Songs In His Presence - Trust Him (Psalm 62)

 

Tuesday, June 16, 2026

16 June 2026 - a different kind of love

Today's Readings
(Audio)

Loving our enemies is a valuable test for us because in their case we know that we aren't being motivated by our own ego. With others we can easily convince ourselves that our love is altruistic while still being motivated mostly by what we ourselves receive. Yes, at times and in certain contexts it may seem to be primarily us giving and others receiving. But still, we may do such things for the way it makes others think about us, or the way it enables us to think about ourselves. Not so with enemies. With them our egos are chaffed as we go against our natural disposition to hostility and instead respond with kindness.

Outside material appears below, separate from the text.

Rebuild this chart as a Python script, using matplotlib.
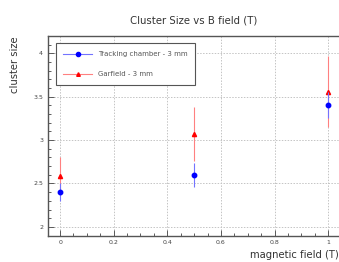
import numpy as np
import matplotlib.pyplot as plt
from matplotlib.ticker import MultipleLocator
from matplotlib.lines import Line2D

# data
field = [0.0, 0.5, 1.0]
track_size = [2.40, 2.60, 3.40]
track_err = [0.10, 0.14, 0.15]
garf_size = [2.59, 3.075, 3.56]
garf_err = [0.22, 0.31, 0.41]

fig = plt.figure(figsize=(3.39, 2.62), dpi=100)
ax = fig.add_axes([0.1416, 0.101, 0.862, 0.7615])

ax.errorbar(field, track_size, yerr=track_err, fmt='o', color='blue', ms=3.2,
            elinewidth=0.8, ecolor=(0.45, 0.45, 1.0), zorder=3)
ax.errorbar(field, garf_size, yerr=garf_err, fmt='^', color='red', ms=3,
            elinewidth=0.8, ecolor=(1.0, 0.5, 0.5), zorder=2)

ax.set_xlim(-0.045, 1.045)
ax.set_ylim(1.9, 4.2)
ax.xaxis.set_minor_locator(MultipleLocator(0.05))
ax.yaxis.set_minor_locator(MultipleLocator(0.1))
ax.set_xticks([0, 0.2, 0.4, 0.6, 0.8, 1.0])
ax.set_xticklabels(['0', '0.2', '0.4', '0.6', '0.8', '1'])
ax.set_yticks([2, 2.5, 3, 3.5, 4])
ax.set_yticklabels(['2', '2.5', '3', '3.5', '4'])
ax.tick_params(which='both', direction='in', labelsize=4.5, colors='#444444', width=0.6)
ax.tick_params(which='major', length=4)
ax.tick_params(which='minor', length=2)
ax.grid(True, which='major', color='#c4c4c4', linestyle=(0, (1.5, 1.5)), linewidth=0.7)
for s in ax.spines.values():
    s.set_linewidth(1.0)
    s.set_color('#555555')

ax.set_title('Cluster Size vs B field (T)', fontsize=7.3, color='#333333', pad=9)
ax.set_ylabel('cluster size', fontsize=7.2, color='#333333', loc='top')
ax.set_xlabel('magnetic field (T)', fontsize=7.2, color='#333333', loc='right')
ax.yaxis.set_label_coords(-0.095, 1.0)
ax.xaxis.set_label_coords(0.995, -0.07)

handles = [Line2D([], [], color=(0.45, 0.45, 1.0), lw=0.8, marker='o', ms=3,
                  mfc='blue', mec='blue'),
           Line2D([], [], color=(1.0, 0.5, 0.5), lw=0.8, marker='^', ms=2.6,
                  mfc='red', mec='red')]
leg = ax.legend(handles, ['Tracking chamber - 3 mm', 'Garfield - 3 mm'],
                loc='upper left', fontsize=5, frameon=True, fancybox=False,
                edgecolor='#555555', borderpad=1.1, labelspacing=2.0,
                handlelength=4.2, handletextpad=0.8, labelcolor='#555555',
                bbox_to_anchor=(0.014, 0.98), framealpha=1)
leg.get_frame().set_linewidth(0.8)

fig.savefig('out.png', dpi=100)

But I say to you, love your enemies
and pray for those who persecute you,


While we don't care to admit it we do tend to put people into categories. There are those we see as deserving of our love and those we see as having disqualified themselves. We might easily buy a coffee and a sandwich for someone with no place to live and no job. But we could hardly be bothered to even spare a polite word to someone with an opposite political point of view to our own. To give food to the hungry is obviously a good thing. But it is also something that more easily conduces to feeling good. To greet others who are not are political brothers with nothing but sincerity and kindness means by definition that we don't feeling smug and superior as a consequence. But it does make us more like Jesus who came to call everyone, not just those who were already onboard with his program, since, indeed, no one was. 

When we manage to love our enemies we become the peacemakers who will be called the sons of God. And therefore Jesus says, "you may be children of your heavenly Father". His love does not discrimination on the basis of who can reciprocate, since, after all, none of us can. It does not exclude even enemies. For if it did, we ourselves would never have been able to become his friends. He died for us while we were still hostile to him. But now he really does call us his friends (see John 15:15). And this is meant to be the model for our own love. It is not mere subjective abstraction. It is not just imaging that we have no enemies, or pretending a love which is merely in our minds. It is a love for enemies that is so real that it actually has a chance of turning them into our friends.

for he makes his sun rise on the bad and the good,
and causes rain to fall on the just and the unjust.


Let's stop making judgments about who is deserving and who is not. We don't have to enable or empower those given over to evil. But we do have to love them, and not merely in words. If they are in fact as given over to evil as we imagine, it may be because they have not known such love as Jesus enjoins on us. They may have experienced life where they felt they had to earn every affirmation they received. They may not know that they have value that is independent of anything they can do, simply because God made them and he loves them. But, in a small way, we can help to reveal this to them.

So be perfect, just as your heavenly Father is perfect.

The call to be perfect means many things. But today, for our purposes we can think about it as having no blind spots in our compassion. Thus, if we do have enemies, we have opportunities, opportunities to love even without obvious reward, to become peacemakers, and to reveal God's love to the world.